Running the tiktok-hashtag-analysis download
command with the following options will scrape posts containing the hashtags #london
, #paris
, or #newyork
:
tiktok-hashtag-analysis download -t london paris newyork -p
and will produce an output similar to the following log:
$ tiktok-hashtag-analysis download -t london paris newyork -p
Hashtags to scrape: ['london', 'paris', 'newyork']
Scraped 963 posts containing the hashtag 'london'
Scraped 961 posts containing the hashtag 'paris'
Scraped 940 posts containing the hashtag 'newyork'
Successfully scraped 2864 total entries
- The
-t
flag allows a space-separated list of hashtags to be specified as a command line argument - The
-p
flag specifies that posts, not videos, will be downloaded
Running the tiktok-hashtag-analysis download
script with the following options will scrape trending videos containing the hashtag #london
:
tiktok-hashtag-analysis download -t london -v
- The
-t
flag allows a space-separated list of hashtags to be specified as a command line argument - The
-v
flag specifies that videos, not posts, will be downloaded
Note that video downloading is a time and data rate consuming task, as a result we recommend using one hashtag at a time when using the -v
flag to avoid complications.
The script tiktok-hashtag-analysis frequencies
analyzes the frequencies of top occurring hashtags in a given set of posts.

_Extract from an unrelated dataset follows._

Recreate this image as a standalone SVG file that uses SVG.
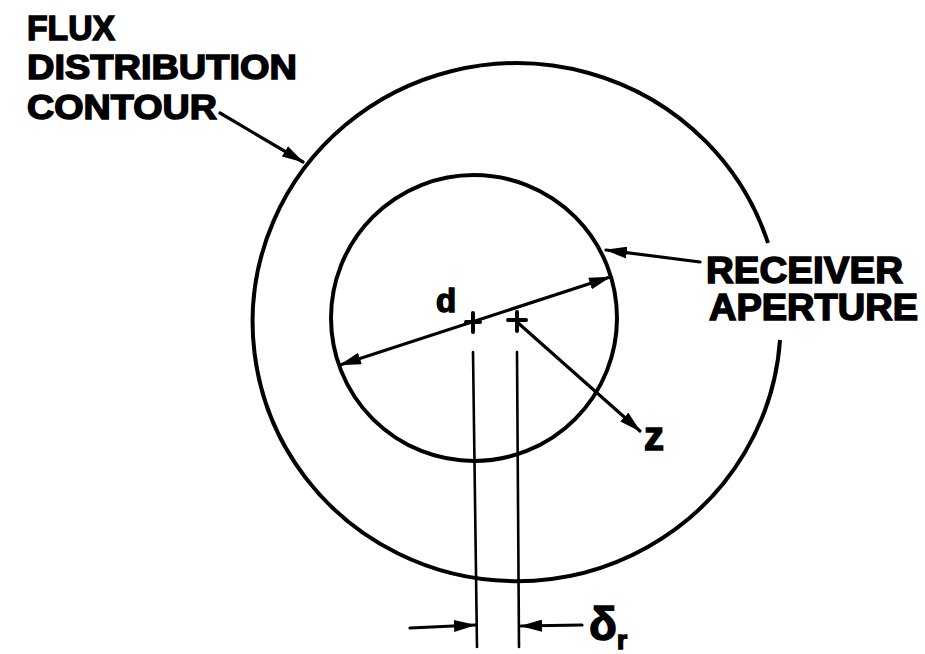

Assume we want to analyze the 20 most frequently occurring hashtags in the downloaded posts of the #london
hashtag.
-
The results can be plotted and saved as a PNG file by executing the following command:
tiktok-hashtag-analysis frequencies london 20 -p
which will produce a figure similar to that shown below:
In the above plot, the highest occurrence is the
#fyp
hashtag, which is tagged in more than half of all posts containing the#london
hashtag. -
The results can be displayed in tabular form by executing the following command:
tiktok-hashtag-analysis frequencies london 20 -d
which will produce a terminal output similar to the following:
Rank Hashtag Occurrences Frequency 0 london 960 1.0000 1 fyp 494 0.5146 2 uk 238 0.2479 3 foryou 221 0.2302 4 foryoupage 184 0.1917 5 viral 179 0.1865 6 fypシ 84 0.0875 7 funny 56 0.0583 8 xyzbca 51 0.0531 9 british 45 0.0469 10 england 44 0.0458 11 trending 40 0.0417 12 fy 33 0.0344 13 comedy 32 0.0333 14 roadman 28 0.0292 15 4u 27 0.0281 16 usa 26 0.0271 17 tiktok 26 0.0271 18 travel 21 0.0219 19 america 20 0.0208 Total posts: 960
The
Frequency
column shows the ratio of the occurrence to the total number of downloaded posts.